- [AIM] From the listing below, pull out the lines that hold "this".

Source code of charts
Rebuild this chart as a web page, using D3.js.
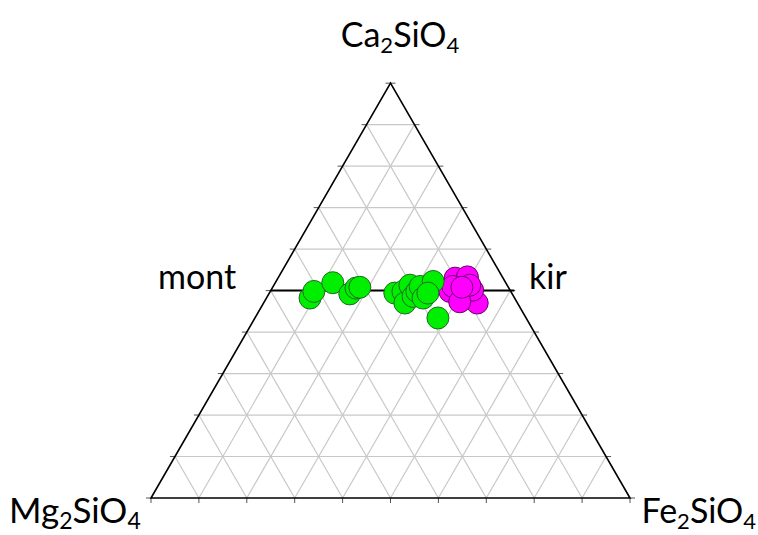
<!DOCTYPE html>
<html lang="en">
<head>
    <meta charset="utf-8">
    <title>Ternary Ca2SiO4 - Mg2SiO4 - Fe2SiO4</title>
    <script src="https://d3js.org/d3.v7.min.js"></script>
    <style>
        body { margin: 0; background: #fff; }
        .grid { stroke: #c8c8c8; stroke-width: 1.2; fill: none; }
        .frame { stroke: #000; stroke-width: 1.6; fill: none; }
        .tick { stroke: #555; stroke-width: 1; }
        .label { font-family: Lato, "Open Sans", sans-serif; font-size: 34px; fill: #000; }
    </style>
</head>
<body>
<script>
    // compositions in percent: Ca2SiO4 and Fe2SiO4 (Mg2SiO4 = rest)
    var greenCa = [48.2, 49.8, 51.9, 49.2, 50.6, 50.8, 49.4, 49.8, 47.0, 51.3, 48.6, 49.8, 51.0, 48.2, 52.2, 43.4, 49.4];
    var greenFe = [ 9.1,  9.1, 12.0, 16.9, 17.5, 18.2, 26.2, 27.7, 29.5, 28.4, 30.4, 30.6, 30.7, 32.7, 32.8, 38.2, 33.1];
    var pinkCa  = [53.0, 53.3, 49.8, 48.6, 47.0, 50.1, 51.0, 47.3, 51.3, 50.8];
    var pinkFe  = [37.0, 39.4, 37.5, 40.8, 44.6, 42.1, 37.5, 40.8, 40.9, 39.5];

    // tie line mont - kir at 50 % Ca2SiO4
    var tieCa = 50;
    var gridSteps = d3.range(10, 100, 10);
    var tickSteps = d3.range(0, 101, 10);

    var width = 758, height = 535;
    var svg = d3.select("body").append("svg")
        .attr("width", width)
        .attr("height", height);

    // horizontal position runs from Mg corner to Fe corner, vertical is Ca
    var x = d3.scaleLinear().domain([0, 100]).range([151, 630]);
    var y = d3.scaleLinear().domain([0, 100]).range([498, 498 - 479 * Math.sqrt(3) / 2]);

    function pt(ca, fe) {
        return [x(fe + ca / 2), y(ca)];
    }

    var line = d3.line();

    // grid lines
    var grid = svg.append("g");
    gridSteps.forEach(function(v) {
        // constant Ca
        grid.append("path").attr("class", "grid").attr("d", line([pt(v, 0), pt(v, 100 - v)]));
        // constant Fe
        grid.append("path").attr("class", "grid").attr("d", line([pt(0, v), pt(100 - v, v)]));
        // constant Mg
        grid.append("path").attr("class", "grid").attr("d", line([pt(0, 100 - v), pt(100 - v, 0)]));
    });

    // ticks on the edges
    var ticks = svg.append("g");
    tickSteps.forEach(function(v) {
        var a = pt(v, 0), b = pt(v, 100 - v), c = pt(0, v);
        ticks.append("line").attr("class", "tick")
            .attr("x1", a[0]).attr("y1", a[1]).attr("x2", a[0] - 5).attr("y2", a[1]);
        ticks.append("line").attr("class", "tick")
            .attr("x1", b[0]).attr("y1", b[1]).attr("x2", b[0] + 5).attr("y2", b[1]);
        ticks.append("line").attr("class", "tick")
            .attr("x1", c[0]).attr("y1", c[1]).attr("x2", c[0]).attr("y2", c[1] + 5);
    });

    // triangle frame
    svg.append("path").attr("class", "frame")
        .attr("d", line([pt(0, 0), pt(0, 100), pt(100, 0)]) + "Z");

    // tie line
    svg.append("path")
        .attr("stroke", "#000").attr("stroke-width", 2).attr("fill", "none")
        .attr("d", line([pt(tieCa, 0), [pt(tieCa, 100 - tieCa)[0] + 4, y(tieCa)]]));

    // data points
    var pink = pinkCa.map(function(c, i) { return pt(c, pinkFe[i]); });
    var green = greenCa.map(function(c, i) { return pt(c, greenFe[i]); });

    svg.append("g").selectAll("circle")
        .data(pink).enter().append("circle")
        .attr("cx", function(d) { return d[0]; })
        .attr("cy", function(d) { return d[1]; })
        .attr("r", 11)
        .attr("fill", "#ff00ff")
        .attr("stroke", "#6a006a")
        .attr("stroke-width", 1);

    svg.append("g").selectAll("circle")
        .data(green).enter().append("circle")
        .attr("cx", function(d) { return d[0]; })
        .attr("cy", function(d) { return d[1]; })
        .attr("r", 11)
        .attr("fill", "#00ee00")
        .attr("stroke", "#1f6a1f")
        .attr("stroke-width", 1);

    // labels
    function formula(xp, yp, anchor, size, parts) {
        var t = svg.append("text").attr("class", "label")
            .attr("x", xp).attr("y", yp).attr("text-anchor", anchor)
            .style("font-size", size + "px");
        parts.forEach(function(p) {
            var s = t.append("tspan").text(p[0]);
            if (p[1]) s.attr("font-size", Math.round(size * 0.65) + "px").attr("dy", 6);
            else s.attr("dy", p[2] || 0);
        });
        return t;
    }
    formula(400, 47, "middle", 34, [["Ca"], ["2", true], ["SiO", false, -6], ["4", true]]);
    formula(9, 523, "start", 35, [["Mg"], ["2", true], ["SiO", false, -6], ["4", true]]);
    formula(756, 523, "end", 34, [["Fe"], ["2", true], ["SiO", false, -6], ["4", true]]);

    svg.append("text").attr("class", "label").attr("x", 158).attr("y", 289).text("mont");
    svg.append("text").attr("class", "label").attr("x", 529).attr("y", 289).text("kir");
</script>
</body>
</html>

---

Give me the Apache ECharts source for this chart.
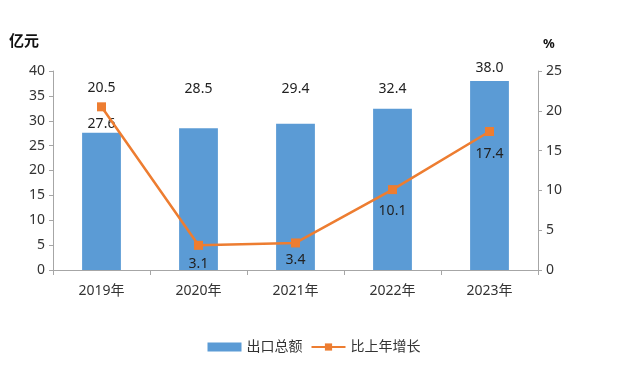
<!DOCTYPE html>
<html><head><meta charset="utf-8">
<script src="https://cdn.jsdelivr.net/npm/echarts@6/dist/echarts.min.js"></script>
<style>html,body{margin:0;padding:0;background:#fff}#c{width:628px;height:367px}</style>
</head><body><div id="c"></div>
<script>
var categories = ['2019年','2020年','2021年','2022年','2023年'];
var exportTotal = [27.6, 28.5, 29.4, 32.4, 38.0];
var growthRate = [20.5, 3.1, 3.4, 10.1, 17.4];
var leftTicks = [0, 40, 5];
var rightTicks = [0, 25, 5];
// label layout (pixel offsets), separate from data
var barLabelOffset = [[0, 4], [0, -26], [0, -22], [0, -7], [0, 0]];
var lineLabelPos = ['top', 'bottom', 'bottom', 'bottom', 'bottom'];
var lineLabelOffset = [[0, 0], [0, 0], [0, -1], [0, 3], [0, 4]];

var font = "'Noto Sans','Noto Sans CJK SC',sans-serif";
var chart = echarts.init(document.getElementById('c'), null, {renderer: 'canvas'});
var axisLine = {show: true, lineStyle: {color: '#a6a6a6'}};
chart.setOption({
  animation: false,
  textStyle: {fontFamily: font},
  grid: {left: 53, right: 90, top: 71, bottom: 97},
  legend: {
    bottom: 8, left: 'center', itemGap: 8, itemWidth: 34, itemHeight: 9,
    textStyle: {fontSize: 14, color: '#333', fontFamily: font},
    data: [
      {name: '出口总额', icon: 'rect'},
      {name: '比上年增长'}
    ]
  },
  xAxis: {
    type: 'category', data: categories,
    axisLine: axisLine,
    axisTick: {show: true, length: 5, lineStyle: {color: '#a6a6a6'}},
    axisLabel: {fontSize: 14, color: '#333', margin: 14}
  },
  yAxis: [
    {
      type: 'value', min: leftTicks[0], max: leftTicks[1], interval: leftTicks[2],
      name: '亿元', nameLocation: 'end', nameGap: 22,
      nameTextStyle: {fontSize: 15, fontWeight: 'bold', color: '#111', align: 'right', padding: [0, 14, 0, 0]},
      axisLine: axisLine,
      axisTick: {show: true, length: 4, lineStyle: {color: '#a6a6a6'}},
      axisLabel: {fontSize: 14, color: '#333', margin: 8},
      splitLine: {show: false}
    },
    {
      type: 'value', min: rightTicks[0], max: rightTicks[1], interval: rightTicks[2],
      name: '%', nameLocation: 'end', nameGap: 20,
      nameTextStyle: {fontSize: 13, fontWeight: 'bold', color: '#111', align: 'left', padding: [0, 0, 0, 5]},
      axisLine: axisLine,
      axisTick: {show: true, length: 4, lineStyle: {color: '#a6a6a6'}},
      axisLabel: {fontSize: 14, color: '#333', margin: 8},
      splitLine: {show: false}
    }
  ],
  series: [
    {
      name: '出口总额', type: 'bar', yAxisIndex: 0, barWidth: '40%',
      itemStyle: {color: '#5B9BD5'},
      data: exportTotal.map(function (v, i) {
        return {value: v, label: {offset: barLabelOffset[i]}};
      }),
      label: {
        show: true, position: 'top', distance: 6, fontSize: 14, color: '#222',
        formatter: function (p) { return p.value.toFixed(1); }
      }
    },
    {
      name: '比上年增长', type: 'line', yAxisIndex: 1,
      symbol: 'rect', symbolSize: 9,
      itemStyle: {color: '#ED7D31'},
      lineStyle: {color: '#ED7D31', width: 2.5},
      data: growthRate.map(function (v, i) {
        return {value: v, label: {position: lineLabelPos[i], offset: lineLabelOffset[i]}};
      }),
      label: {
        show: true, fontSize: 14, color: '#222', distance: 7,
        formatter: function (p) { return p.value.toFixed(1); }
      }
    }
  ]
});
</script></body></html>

- [RESULT OF THE TASK]
Rebuild this chart as a web page, using D3.js.
Give me the Apache ECharts source for this chart.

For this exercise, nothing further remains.